Может быть, это происходит из-за недоверия к слову. У Толстого, например, в пьесах чувство и слово неразрывны. А у Чехова чувствуют одно, говорят другое, поступают совсем невпопад. Сцена Ирины и Тузенбаха перед дуэлью. Говорят о своих отношениях, а не о самом главном — предчувствии гибели, и вдруг: «я не пил сегодня кофе…» Вместо слова — осязание. Паузы заполняются ничего не значащими словами.

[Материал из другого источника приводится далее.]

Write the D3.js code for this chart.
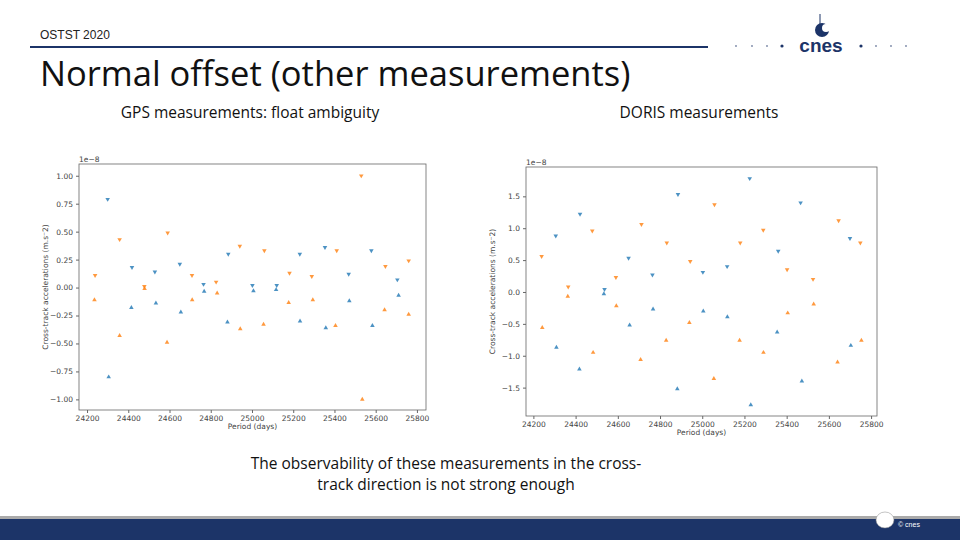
<!DOCTYPE html>
<html><head><meta charset="utf-8">
<script src="https://cdn.jsdelivr.net/npm/d3@7"></script>
<style>body{margin:0;background:#fff}svg{display:block}</style>
</head><body>
<svg id="s" width="960" height="540"></svg>
<script>
// GPS (float ambiguity) – units 1e-8
const gpsBlue = [[24300,0.79],[24305,-0.80],[24418,0.18],[24415,-0.18],[24529,0.14],[24534,-0.14],[24650,0.21],[24655,-0.22],[24765,0.03],[24768,-0.035],[24885,0.30],[24881,-0.31],[25002,0.02],[25007,-0.03],[25120,0.02],[25117,-0.02],[25232,0.30],[25233,-0.30],[25354,0.36],[25358,-0.36],[25469,0.12],[25472,-0.12],[25579,0.33],[25584,-0.34],[25705,0.07],[25711,-0.07]];
const gpsOrange = [[24239,0.11],[24236,-0.11],[24358,0.43],[24358,-0.43],[24478,0.01],[24479,-0.01],[24591,0.49],[24588,-0.49],[24709,0.11],[24710,-0.11],[24826,0.05],[24831,-0.05],[24941,0.37],[24943,-0.37],[25060,0.33],[25056,-0.33],[25182,0.13],[25178,-0.135],[25290,0.10],[25295,-0.11],[25411,0.33],[25405,-0.34],[25530,1.0],[25535,-1.0],[25647,0.19],[25643,-0.20],[25760,0.24],[25760,-0.24]];
// DORIS
const dorisBlue = [[24306,0.88],[24309,-0.87],[24421,1.22],[24418,-1.21],[24537,0.04],[24534,-0.03],[24651,0.53],[24656,-0.52],[24764,0.27],[24767,-0.27],[24885,1.53],[24882,-1.52],[25003,0.31],[25005,-0.30],[25118,0.40],[25119,-0.39],[25225,1.78],[25230,-1.77],[25360,0.64],[25355,-0.63],[25466,1.40],[25472,-1.40],[25700,0.84],[25704,-0.84]];
const dorisOrange = [[24239,0.56],[24242,-0.56],[24365,0.08],[24363,-0.07],[24479,0.96],[24483,-0.95],[24591,0.23],[24593,-0.22],[24712,1.06],[24708,-1.06],[24832,0.77],[24829,-0.76],[24943,0.48],[24939,-0.48],[25058,1.37],[25055,-1.36],[25180,0.77],[25177,-0.76],[25289,0.97],[25290,-0.95],[25402,0.35],[25405,-0.33],[25525,0.20],[25528,-0.19],[25646,1.12],[25641,-1.10],[25749,0.77],[25754,-0.76]];
const gpsXTicks=[24200,24400,24600,24800,25000,25200,25400,25600,25800];
const gpsYTicks=[-1,-0.75,-0.5,-0.25,0,0.25,0.5,0.75,1];
const dorisXTicks=[24200,24400,24600,24800,25000,25200,25400,25600,25800];
const dorisYTicks=[-1.5,-1,-0.5,0,0.5,1,1.5];

const svg=d3.select("#s");
const navy="#1c3468";
const F="Open Sans, Liberation Sans";
// header
svg.append("text").attr("x",40).attr("y",39).attr("font-family","Liberation Sans, Arial").attr("font-size",12).attr("fill","#222").text("OSTST 2020");
svg.append("line").attr("x1",30).attr("x2",708).attr("y1",47).attr("y2",47).attr("stroke",navy).attr("stroke-width",2);
svg.append("text").attr("x",40).attr("y",86).attr("font-family",F).attr("font-size",34.5).attr("fill","#111").text("Normal offset (other measurements)");
svg.append("text").attr("x",250).attr("y",118).attr("text-anchor","middle").attr("font-family",F).attr("font-size",15.5).attr("fill","#111").text("GPS measurements: float ambiguity");
svg.append("text").attr("x",699).attr("y",118).attr("text-anchor","middle").attr("font-family",F).attr("font-size",15.5).attr("fill","#111").text("DORIS measurements");
svg.append("text").attr("x",446).attr("y",469).attr("text-anchor","middle").attr("font-family",F).attr("font-size",15.5).attr("fill","#111").text("The observability of these measurements in the cross-");
svg.append("text").attr("x",446).attr("y",490).attr("text-anchor","middle").attr("font-family",F).attr("font-size",15.5).attr("fill","#111").text("track direction is not strong enough");
// logo
[736,752,767,782,861,876,891,906].forEach((x,i)=>svg.append("circle").attr("cx",x).attr("cy",46).attr("r",(i==3||i==4)?1.6:0.9).attr("fill",navy).attr("opacity",(i==3||i==4)?1:0.6));
svg.append("text").attr("x",821).attr("y",52).attr("text-anchor","middle").attr("font-family","Liberation Sans, Arial").attr("font-weight","bold").attr("font-size",19).attr("fill",navy).text("cnes");
svg.append("circle").attr("cx",822).attr("cy",30).attr("r",7).attr("fill",navy);
svg.append("circle").attr("cx",826).attr("cy",28).attr("r",4).attr("fill","#fff");
svg.append("line").attr("x1",820).attr("x2",820).attr("y1",14).attr("y2",24).attr("stroke",navy).attr("stroke-width",1);
// footer
svg.append("rect").attr("x",0).attr("y",516).attr("width",960).attr("height",3).attr("fill","#aaa");
svg.append("rect").attr("x",0).attr("y",519).attr("width",960).attr("height",21).attr("fill",navy);
svg.append("ellipse").attr("cx",885).attr("cy",520).attr("rx",9).attr("ry",8).attr("fill","#fff").attr("stroke","#888").attr("stroke-width",0.5);
svg.append("text").attr("x",898).attr("y",527).attr("font-family","Liberation Sans, Arial").attr("font-size",7).attr("fill","#fff").text("© cnes");

function plot(o){
  const g=svg.append("g");
  const x=d3.scaleLinear().domain(o.xd).range([o.l,o.r]);
  const y=d3.scaleLinear().domain(o.yd).range([o.b,o.t]);
  g.append("rect").attr("x",o.l).attr("y",o.t).attr("width",o.r-o.l).attr("height",o.b-o.t).attr("fill","none").attr("stroke","#666").attr("stroke-width",0.8);
  const ax=g.append("g").attr("transform",`translate(0,${o.b})`).call(d3.axisBottom(x).tickValues(o.xt).tickSize(3).tickFormat(d3.format("d")));
  const ay=g.append("g").attr("transform",`translate(${o.l},0)`).call(d3.axisLeft(y).tickValues(o.yt).tickSize(3).tickFormat(o.yf));
  [ax,ay].forEach(a=>{a.select(".domain").remove();a.selectAll("text").attr("font-family","DejaVu Sans").attr("font-size",7.5).attr("fill","#444");a.selectAll("line").attr("stroke","#666");});
  g.append("text").attr("x",o.l).attr("y",o.t-2).attr("font-family","DejaVu Sans").attr("font-size",7.5).attr("fill","#444").text("1e−8");
  g.append("text").attr("x",(o.l+o.r)/2).attr("y",o.b+19).attr("text-anchor","middle").attr("font-family","DejaVu Sans").attr("font-size",7.5).attr("fill","#444").text("Period (days)");
  g.append("text").attr("transform",`translate(${o.l-31},${(o.t+o.b)/2}) rotate(-90)`).attr("text-anchor","middle").attr("font-family","DejaVu Sans").attr("font-size",7.5).attr("fill","#444").text("Cross-track accelerations  (m.s⁻2)");
  const tri=d3.symbol().type(d3.symbolTriangle).size(9);
  [[o.blue,"#1f77b4"],[o.orange,"#ff7f0e"]].forEach(([data,c])=>{
    g.selectAll(null).data(data).join("path").attr("d",tri)
     .attr("transform",d=>`translate(${x(d[0])},${y(d[1])}) rotate(${d[1]>0?180:0})`).attr("fill",c).attr("opacity",0.8);
  });
}
plot({l:79,r:426,t:164,b:410,xd:[24161,25844],yd:[-1.095,1.105],xt:gpsXTicks,yt:gpsYTicks,yf:d3.format(".2f"),blue:gpsBlue,orange:gpsOrange});
plot({l:526,r:877,t:167,b:416,xd:[24165,25828],yd:[-1.945,1.96],xt:dorisXTicks,yt:dorisYTicks,yf:d3.format(".1f"),blue:dorisBlue,orange:dorisOrange});
</script>
</body></html>
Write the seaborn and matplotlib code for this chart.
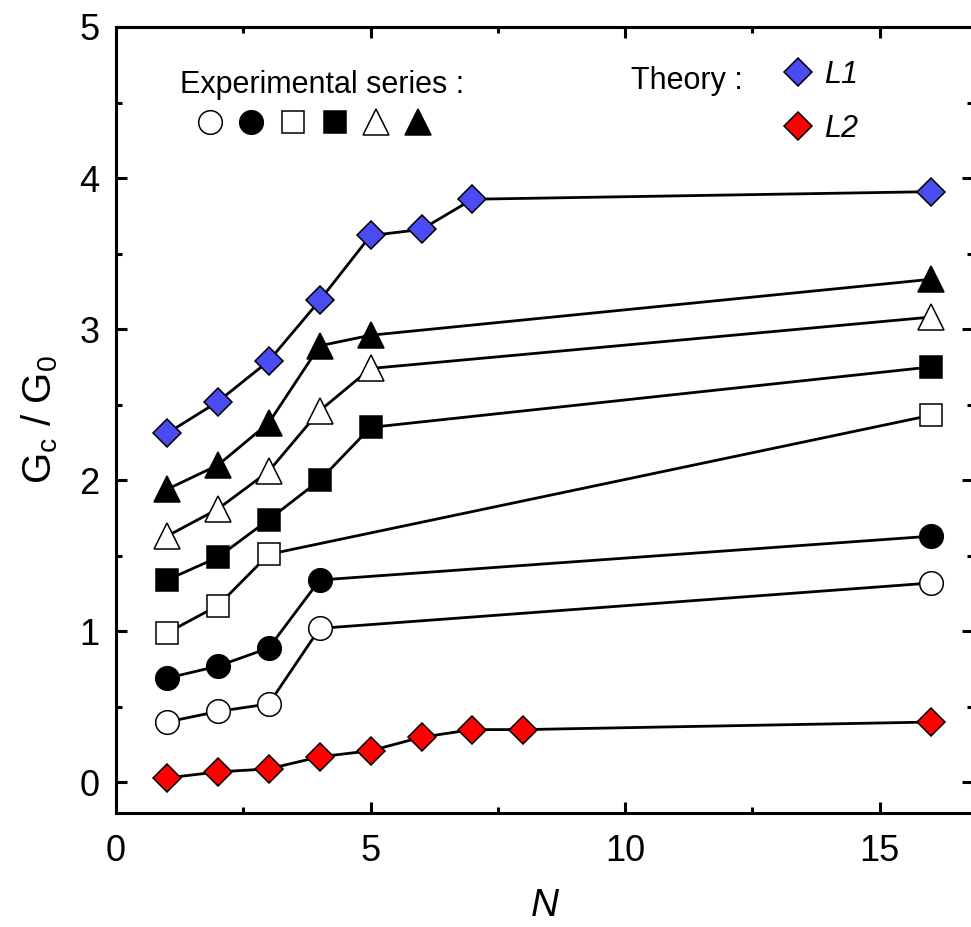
import matplotlib
matplotlib.use("Agg")
import matplotlib.pyplot as plt
from matplotlib.lines import Line2D
from matplotlib.ticker import MultipleLocator
import seaborn as sns
import pandas as pd

# Theory curves
n_l1 = [1, 2, 3, 4, 5, 6, 7, 16]
g_l1 = [2.31, 2.52, 2.79, 3.19, 3.62, 3.66, 3.86, 3.91]
n_l2 = [1, 2, 3, 4, 5, 6, 7, 8, 16]
g_l2 = [0.03, 0.07, 0.09, 0.17, 0.21, 0.30, 0.35, 0.35, 0.40]

# Experimental series
n_open_circle = [1, 2, 3, 4, 16]
g_open_circle = [0.40, 0.47, 0.52, 1.02, 1.32]
n_filled_circle = [1, 2, 3, 4, 16]
g_filled_circle = [0.69, 0.77, 0.89, 1.34, 1.63]
n_open_square = [1, 2, 3, 16]
g_open_square = [0.99, 1.17, 1.51, 2.43]
n_filled_square = [1, 2, 3, 4, 5, 16]
g_filled_square = [1.34, 1.49, 1.74, 2.00, 2.35, 2.75]
n_open_triangle = [1, 2, 3, 4, 5, 16]
g_open_triangle = [1.63, 1.81, 2.06, 2.46, 2.74, 3.08]
n_filled_triangle = [1, 2, 3, 4, 5, 16]
g_filled_triangle = [1.94, 2.10, 2.38, 2.89, 2.96, 3.33]

BLUE = "#4b4bf2"
RED = "#ff0000"

sns.set_style("ticks")
plt.rcParams["font.family"] = ["Liberation Sans", "DejaVu Sans"]
plt.rcParams["mathtext.fontset"] = "custom"
plt.rcParams["mathtext.rm"] = "Liberation Sans"
plt.rcParams["mathtext.it"] = "Liberation Sans:italic"
for key in ["text.color", "axes.labelcolor", "xtick.color", "ytick.color", "axes.edgecolor"]:
    plt.rcParams[key] = "black"

fig = plt.figure(figsize=(9.71, 9.27), dpi=100)
ax = fig.add_axes([0.1195, 0.1233, 0.8825, 0.8476])

# (x, y, marker, size, facecolor)
series = [
    (n_l2, g_l2, "D", 14, RED),
    (n_open_circle, g_open_circle, "o", 17, "white"),
    (n_filled_circle, g_filled_circle, "o", 17, "black"),
    (n_open_square, g_open_square, "s", 16, "white"),
    (n_filled_square, g_filled_square, "s", 16, "black"),
    (n_open_triangle, g_open_triangle, "^", 19, "white"),
    (n_filled_triangle, g_filled_triangle, "^", 19, "black"),
    (n_l1, g_l1, "D", 14, BLUE),
]
for xs, ys, mk, ms, fc in series:
    df = pd.DataFrame({"N": xs, "G": ys})
    sns.lineplot(data=df, x="N", y="G", ax=ax, color="black", linewidth=2.0,
                 marker=mk, markersize=ms, markerfacecolor=fc,
                 markeredgecolor="black", markeredgewidth=1.1)

ax.set_xlim(0, 16.83)
ax.set_ylim(-0.2, 5)
ax.xaxis.set_major_locator(MultipleLocator(5))
ax.xaxis.set_minor_locator(MultipleLocator(2.5))
ax.yaxis.set_major_locator(MultipleLocator(1))
ax.yaxis.set_minor_locator(MultipleLocator(0.5))
ax.tick_params(which="both", direction="in", top=True, right=True, width=2.2)
ax.tick_params(which="major", length=8, labelsize=26, pad=12)
ax.tick_params(which="minor", length=4)
ax.tick_params(axis="x", which="major", pad=15)
for s in ax.spines.values():
    s.set_linewidth(2.2)

ax.set_xlabel("N", fontsize=28, style="italic", labelpad=14)
ax.set_ylabel(r"G$_\mathregular{c}$ / G$_\mathregular{0}$", fontsize=29, labelpad=14)

# legend-like key
ax.text(0.075, 0.926, "Experimental series :", transform=ax.transAxes,
        fontsize=22, ha="left", va="center")
exp_handles = [
    Line2D([], [], ls="none", marker="o", ms=17, mfc="white", mec="black", mew=1.1),
    Line2D([], [], ls="none", marker="o", ms=17, mfc="black", mec="black", mew=1.1),
    Line2D([], [], ls="none", marker="s", ms=16, mfc="white", mec="black", mew=1.1),
    Line2D([], [], ls="none", marker="s", ms=16, mfc="black", mec="black", mew=1.1),
    Line2D([], [], ls="none", marker="^", ms=19, mfc="white", mec="black", mew=1.1),
    Line2D([], [], ls="none", marker="^", ms=19, mfc="black", mec="black", mew=1.1),
]
leg1 = ax.legend(exp_handles, [""] * 6, ncol=6, frameon=False, fontsize=20,
                 handlelength=1.0, handletextpad=0.0, columnspacing=0.5,
                 borderpad=0, borderaxespad=0,
                 loc="center left", bbox_to_anchor=(0.093, 0.876))
ax.add_artist(leg1)

ax.text(0.601, 0.931, "Theory :", transform=ax.transAxes,
        fontsize=22, ha="left", va="center")
th_handles = [
    Line2D([], [], ls="none", marker="D", ms=14, mfc=BLUE, mec="black", mew=1.1),
    Line2D([], [], ls="none", marker="D", ms=14, mfc=RED, mec="black", mew=1.1),
]
ax.legend(th_handles, ["L1", "L2"], frameon=False,
          prop={"size": 22, "style": "italic", "family": "Liberation Sans"},
          handlelength=1.0, handletextpad=0.35, labelspacing=0.78,
          borderpad=0, borderaxespad=0,
          loc="upper left", bbox_to_anchor=(0.778, 0.958))

fig.savefig("out.png", dpi=100)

Иногда, чтобы выделить какую-нибудь фразу, перед ней нужна пауза. Мне очень нравится рассказ соратницы Ленина Марии Моисеевны Эссен. Она вспоминала, как они с Лениным были в горах в Швейцарии. Красота гор, неба, альпийские луга и снежные вершины. Сидели и молчали. И вдруг В.И. выпаливает: «А здорово гадят меньшевики!»…
… Я мечтаю о том времени, когда мы придем в театр, откроется занавес, актер выйдет на авансцену, сядет в удобное кресло, мы поглядим друг на друга — и замолчим часа на полтора. Но такой актер еще не родился, к сожалению. Впрочем, и зрителя такого тоже нет.
Я не люблю в театре антракты — паузы пустоты. Они снимают напряжение, достигнутое великим трудом вначале. После антракта актерам надо начинать с нуля. (Как я, помню, плакала, когда Любимов в «Гамлете» решил перерезать антрактом нашу ночную сцену Гертруда — Гамлет, самую напряженную, которую мы с Высоцким играли по восходящей. И как нам приходилось начинать с нуля, когда зрители возвращались после антракта из буфета…)
Пауза напряжения — высшее проявление актерской профессиональности. Как-то, глядя по телевизору присуждение профессиональных актерских наград «Золотая маска», я подумала: а не ввести ли в них новую номинацию — за лучшую актерскую паузу?
Актерские паузы бывают не только на сцене — они бывают и в жизни: паузы простоя, и в них надо тоже работать, и работать более напряженно, чем всегда. Я люблю такие паузы между ролями — это паузы накопления. И считаю, что актеру нужно платить не только за работу, но и за возможность на время отключиться от «игры».
Много лет назад на сцене ВТО был вечер Театра на Таганке, и назывался этот вечер-концерт «На досуге». Мы, актеры, должны были поделиться со зрителями, чем мы занимаемся на досуге, то есть в свободное от работы время. Я свое выступление начала, может быть, несколько парадоксально: «На досуге я играю спектакли, снимаюсь в кино, работаю на телевидении…» Но для меня в этом не было парадокса. Основная работа актера — в накоплении знаний: изучение жизни и истории, наблюдение окружающих нравов, привычек, лиц, характеров, чтение книг, общение с интересными людьми, с хорошей музыкой и живописью.